→ Exercise directions: Begin at the first line of the data and copy each line through the one containing "const toW = (py: number)", that line included, with no pictures.

→ Data lines:
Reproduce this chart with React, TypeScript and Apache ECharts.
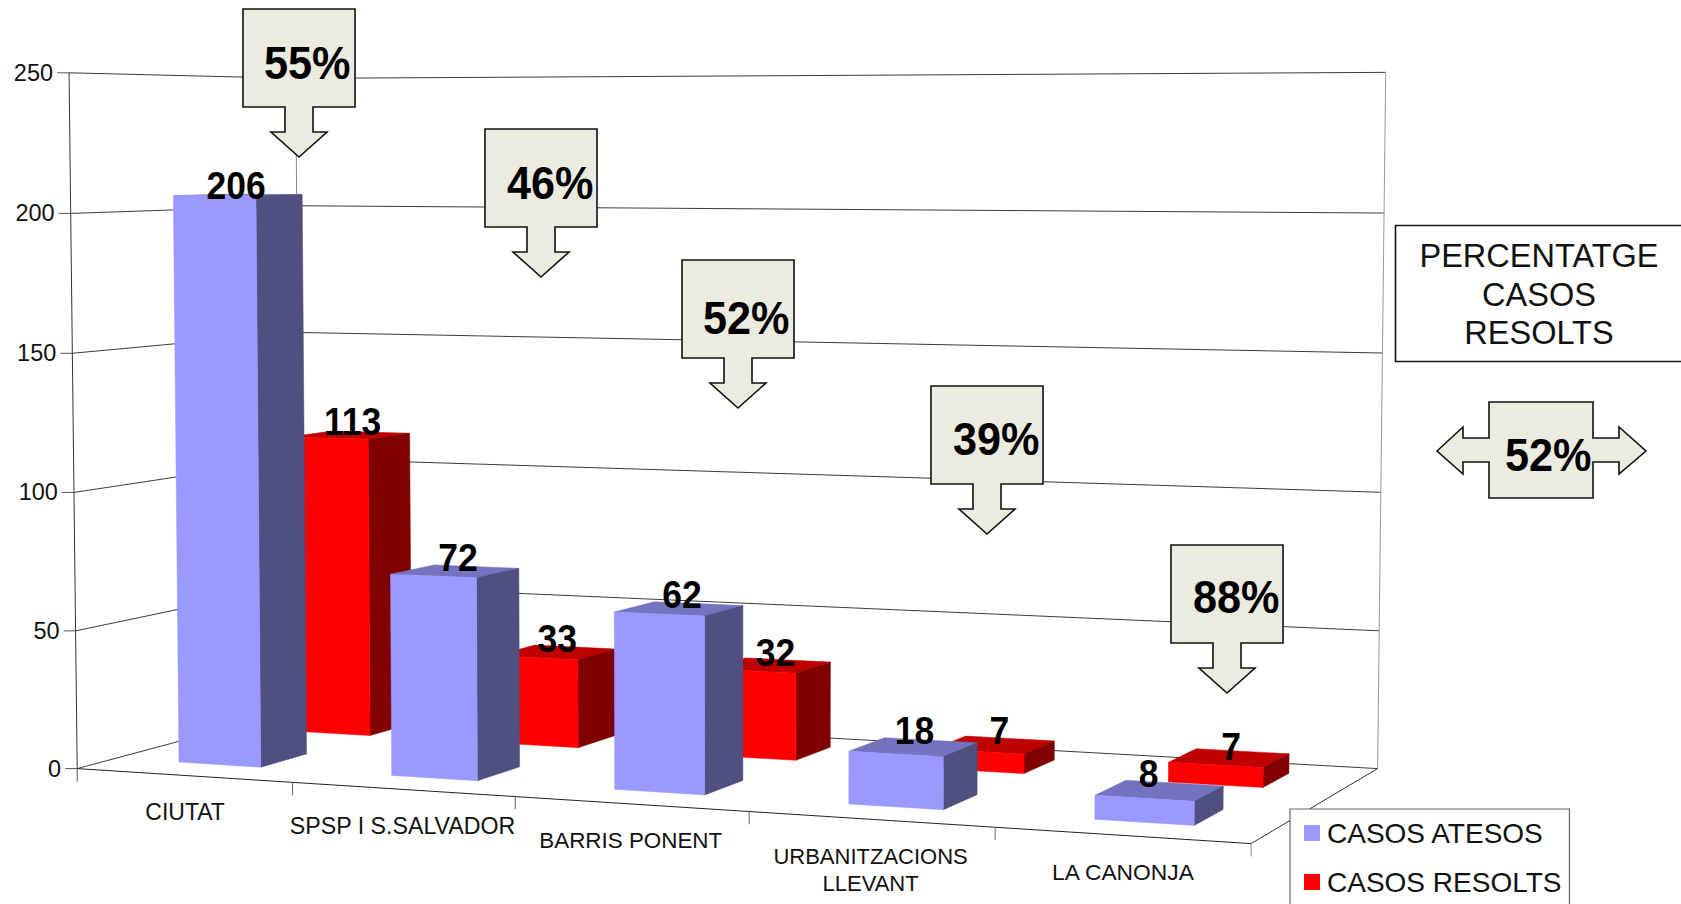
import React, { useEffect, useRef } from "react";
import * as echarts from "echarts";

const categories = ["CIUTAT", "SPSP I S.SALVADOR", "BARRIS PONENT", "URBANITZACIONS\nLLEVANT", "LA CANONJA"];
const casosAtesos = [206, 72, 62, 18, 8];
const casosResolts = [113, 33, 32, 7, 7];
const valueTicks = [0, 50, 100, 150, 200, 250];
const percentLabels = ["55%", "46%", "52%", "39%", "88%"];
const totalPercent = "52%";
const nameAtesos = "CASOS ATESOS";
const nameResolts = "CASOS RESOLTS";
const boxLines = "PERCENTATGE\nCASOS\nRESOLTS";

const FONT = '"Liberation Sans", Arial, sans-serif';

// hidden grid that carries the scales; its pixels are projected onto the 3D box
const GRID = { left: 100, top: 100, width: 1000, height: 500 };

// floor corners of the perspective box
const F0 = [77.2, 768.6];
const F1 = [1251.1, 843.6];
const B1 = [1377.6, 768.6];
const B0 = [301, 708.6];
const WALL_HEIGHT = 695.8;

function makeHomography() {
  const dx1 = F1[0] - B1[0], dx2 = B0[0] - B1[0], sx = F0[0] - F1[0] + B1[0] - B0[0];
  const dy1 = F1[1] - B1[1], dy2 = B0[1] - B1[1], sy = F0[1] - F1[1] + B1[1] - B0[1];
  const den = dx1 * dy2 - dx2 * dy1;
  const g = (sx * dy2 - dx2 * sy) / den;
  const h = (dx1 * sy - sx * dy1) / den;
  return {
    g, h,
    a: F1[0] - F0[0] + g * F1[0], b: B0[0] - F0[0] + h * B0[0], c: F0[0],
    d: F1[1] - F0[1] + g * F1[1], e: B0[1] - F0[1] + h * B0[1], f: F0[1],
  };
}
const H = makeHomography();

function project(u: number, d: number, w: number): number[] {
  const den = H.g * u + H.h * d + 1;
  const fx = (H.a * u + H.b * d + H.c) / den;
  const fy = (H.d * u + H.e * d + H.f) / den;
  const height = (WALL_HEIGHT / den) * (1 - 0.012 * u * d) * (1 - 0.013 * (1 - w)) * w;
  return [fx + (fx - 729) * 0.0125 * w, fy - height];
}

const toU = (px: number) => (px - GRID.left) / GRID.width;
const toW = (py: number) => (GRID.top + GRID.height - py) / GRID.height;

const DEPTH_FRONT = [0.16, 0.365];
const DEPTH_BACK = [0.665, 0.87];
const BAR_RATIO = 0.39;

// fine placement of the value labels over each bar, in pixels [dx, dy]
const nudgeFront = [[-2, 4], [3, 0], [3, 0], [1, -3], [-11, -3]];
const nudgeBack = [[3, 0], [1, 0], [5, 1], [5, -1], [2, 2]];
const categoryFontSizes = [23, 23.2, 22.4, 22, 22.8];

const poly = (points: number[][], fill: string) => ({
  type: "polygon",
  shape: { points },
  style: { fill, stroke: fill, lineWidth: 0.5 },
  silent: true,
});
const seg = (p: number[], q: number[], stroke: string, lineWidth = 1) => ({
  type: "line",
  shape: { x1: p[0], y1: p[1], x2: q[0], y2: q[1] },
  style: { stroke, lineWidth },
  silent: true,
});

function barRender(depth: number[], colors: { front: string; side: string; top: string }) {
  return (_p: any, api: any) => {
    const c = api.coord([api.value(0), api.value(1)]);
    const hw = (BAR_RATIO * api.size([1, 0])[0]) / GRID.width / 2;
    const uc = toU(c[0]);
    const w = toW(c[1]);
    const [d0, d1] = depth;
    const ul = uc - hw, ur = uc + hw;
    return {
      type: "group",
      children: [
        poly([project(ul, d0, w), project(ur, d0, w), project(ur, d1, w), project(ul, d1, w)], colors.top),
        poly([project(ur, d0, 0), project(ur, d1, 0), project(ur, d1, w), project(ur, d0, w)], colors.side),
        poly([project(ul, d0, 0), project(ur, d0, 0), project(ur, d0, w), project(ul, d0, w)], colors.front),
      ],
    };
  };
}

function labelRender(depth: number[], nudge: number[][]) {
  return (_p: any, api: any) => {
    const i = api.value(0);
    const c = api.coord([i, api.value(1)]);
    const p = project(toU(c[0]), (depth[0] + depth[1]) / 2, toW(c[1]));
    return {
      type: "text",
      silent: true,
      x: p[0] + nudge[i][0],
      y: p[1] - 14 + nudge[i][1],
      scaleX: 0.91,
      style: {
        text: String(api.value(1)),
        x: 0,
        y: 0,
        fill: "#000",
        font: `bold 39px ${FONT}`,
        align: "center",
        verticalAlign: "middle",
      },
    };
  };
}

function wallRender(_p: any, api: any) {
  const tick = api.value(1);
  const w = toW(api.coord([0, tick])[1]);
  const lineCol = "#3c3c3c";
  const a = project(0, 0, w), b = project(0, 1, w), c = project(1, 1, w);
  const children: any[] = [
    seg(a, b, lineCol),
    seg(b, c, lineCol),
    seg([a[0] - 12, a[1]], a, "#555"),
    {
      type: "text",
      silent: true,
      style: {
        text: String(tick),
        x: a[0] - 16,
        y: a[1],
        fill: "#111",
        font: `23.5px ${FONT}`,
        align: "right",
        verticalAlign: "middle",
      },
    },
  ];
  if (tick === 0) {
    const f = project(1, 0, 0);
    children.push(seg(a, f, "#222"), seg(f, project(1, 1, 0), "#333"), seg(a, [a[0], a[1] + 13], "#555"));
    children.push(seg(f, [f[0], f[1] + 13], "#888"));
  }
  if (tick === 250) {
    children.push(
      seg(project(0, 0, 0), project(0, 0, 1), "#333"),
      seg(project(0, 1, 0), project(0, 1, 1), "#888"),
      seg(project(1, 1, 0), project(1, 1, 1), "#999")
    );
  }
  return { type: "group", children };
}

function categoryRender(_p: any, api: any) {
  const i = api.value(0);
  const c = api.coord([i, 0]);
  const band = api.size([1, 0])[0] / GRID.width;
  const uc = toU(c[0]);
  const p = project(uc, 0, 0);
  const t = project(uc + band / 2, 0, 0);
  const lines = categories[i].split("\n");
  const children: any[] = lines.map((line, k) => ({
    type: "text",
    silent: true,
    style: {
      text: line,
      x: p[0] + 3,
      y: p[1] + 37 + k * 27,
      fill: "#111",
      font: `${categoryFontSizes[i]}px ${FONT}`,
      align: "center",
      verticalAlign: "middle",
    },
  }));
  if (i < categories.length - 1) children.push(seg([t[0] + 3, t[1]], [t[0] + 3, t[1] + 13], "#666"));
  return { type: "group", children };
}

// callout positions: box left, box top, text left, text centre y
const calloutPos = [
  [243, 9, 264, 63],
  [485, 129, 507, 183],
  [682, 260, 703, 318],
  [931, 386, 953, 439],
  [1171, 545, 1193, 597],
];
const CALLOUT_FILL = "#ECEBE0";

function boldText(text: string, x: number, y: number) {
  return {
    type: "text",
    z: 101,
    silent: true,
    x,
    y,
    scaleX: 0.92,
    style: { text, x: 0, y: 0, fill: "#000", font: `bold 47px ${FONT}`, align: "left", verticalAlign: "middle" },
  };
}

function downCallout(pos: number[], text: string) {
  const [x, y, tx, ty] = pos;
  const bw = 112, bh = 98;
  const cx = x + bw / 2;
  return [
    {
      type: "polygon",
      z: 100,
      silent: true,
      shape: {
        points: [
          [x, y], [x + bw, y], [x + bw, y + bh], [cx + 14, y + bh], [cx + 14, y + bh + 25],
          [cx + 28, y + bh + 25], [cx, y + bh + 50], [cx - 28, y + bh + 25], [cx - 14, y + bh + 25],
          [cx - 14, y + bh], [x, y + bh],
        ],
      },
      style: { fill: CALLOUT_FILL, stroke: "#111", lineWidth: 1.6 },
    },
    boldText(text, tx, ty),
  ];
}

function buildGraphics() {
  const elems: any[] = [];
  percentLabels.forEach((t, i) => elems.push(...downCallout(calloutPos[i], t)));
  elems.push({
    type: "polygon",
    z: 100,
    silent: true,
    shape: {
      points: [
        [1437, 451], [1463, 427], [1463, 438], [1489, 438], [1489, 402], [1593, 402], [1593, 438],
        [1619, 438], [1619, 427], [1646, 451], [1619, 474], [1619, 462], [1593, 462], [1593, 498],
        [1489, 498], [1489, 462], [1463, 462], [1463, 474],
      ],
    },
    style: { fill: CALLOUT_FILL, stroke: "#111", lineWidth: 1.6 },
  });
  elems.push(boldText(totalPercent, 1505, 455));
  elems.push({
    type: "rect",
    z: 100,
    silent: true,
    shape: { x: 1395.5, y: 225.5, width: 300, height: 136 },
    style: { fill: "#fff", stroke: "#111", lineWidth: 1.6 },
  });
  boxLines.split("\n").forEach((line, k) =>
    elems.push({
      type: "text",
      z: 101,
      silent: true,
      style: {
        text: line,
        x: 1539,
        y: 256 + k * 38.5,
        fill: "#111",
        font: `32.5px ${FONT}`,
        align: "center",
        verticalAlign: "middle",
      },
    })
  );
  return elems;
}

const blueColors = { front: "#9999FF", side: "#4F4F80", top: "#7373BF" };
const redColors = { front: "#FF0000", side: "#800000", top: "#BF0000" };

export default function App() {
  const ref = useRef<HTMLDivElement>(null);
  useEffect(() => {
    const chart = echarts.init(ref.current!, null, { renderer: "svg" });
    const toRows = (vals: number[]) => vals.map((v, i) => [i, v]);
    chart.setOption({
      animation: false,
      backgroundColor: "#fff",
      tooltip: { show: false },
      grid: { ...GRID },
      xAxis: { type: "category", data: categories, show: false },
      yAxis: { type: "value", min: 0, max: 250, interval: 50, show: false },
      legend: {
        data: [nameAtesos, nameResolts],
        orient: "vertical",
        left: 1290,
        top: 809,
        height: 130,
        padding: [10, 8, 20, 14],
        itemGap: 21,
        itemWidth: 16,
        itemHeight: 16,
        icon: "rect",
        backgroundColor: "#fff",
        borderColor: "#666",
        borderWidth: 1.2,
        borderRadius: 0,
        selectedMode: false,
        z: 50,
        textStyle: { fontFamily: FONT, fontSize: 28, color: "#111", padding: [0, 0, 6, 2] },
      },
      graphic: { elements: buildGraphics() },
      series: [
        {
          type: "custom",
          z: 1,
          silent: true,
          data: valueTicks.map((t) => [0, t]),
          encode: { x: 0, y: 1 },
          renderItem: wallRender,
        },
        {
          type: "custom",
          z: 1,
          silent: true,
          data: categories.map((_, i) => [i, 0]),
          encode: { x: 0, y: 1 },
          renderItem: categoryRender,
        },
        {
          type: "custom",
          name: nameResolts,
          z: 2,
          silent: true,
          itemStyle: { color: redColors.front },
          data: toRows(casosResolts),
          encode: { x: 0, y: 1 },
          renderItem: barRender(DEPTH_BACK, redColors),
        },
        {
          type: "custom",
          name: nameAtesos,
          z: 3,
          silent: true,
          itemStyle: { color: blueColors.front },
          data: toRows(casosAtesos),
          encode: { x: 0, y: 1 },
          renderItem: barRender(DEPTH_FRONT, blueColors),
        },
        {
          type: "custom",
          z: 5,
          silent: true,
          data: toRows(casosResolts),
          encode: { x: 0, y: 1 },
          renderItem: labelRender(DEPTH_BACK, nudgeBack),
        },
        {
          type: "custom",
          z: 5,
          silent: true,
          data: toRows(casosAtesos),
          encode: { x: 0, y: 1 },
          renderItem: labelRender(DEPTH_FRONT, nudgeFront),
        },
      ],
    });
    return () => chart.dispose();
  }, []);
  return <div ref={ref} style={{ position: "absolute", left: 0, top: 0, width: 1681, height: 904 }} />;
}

→ Answer to the task:
Reproduce this chart with React, TypeScript and Apache ECharts.
import React, { useEffect, useRef } from "react";
import * as echarts from "echarts";

const categories = ["CIUTAT", "SPSP I S.SALVADOR", "BARRIS PONENT", "URBANITZACIONS\nLLEVANT", "LA CANONJA"];
const casosAtesos = [206, 72, 62, 18, 8];
const casosResolts = [113, 33, 32, 7, 7];
const valueTicks = [0, 50, 100, 150, 200, 250];
const percentLabels = ["55%", "46%", "52%", "39%", "88%"];
const totalPercent = "52%";
const nameAtesos = "CASOS ATESOS";
const nameResolts = "CASOS RESOLTS";
const boxLines = "PERCENTATGE\nCASOS\nRESOLTS";

const FONT = '"Liberation Sans", Arial, sans-serif';

// hidden grid that carries the scales; its pixels are projected onto the 3D box
const GRID = { left: 100, top: 100, width: 1000, height: 500 };

// floor corners of the perspective box
const F0 = [77.2, 768.6];
const F1 = [1251.1, 843.6];
const B1 = [1377.6, 768.6];
const B0 = [301, 708.6];
const WALL_HEIGHT = 695.8;

function makeHomography() {
  const dx1 = F1[0] - B1[0], dx2 = B0[0] - B1[0], sx = F0[0] - F1[0] + B1[0] - B0[0];
  const dy1 = F1[1] - B1[1], dy2 = B0[1] - B1[1], sy = F0[1] - F1[1] + B1[1] - B0[1];
  const den = dx1 * dy2 - dx2 * dy1;
  const g = (sx * dy2 - dx2 * sy) / den;
  const h = (dx1 * sy - sx * dy1) / den;
  return {
    g, h,
    a: F1[0] - F0[0] + g * F1[0], b: B0[0] - F0[0] + h * B0[0], c: F0[0],
    d: F1[1] - F0[1] + g * F1[1], e: B0[1] - F0[1] + h * B0[1], f: F0[1],
  };
}
const H = makeHomography();

function project(u: number, d: number, w: number): number[] {
  const den = H.g * u + H.h * d + 1;
  const fx = (H.a * u + H.b * d + H.c) / den;
  const fy = (H.d * u + H.e * d + H.f) / den;
  const height = (WALL_HEIGHT / den) * (1 - 0.012 * u * d) * (1 - 0.013 * (1 - w)) * w;
  return [fx + (fx - 729) * 0.0125 * w, fy - height];
}

const toU = (px: number) => (px - GRID.left) / GRID.width;
const toW = (py: number) => (GRID.top + GRID.height - py) / GRID.height;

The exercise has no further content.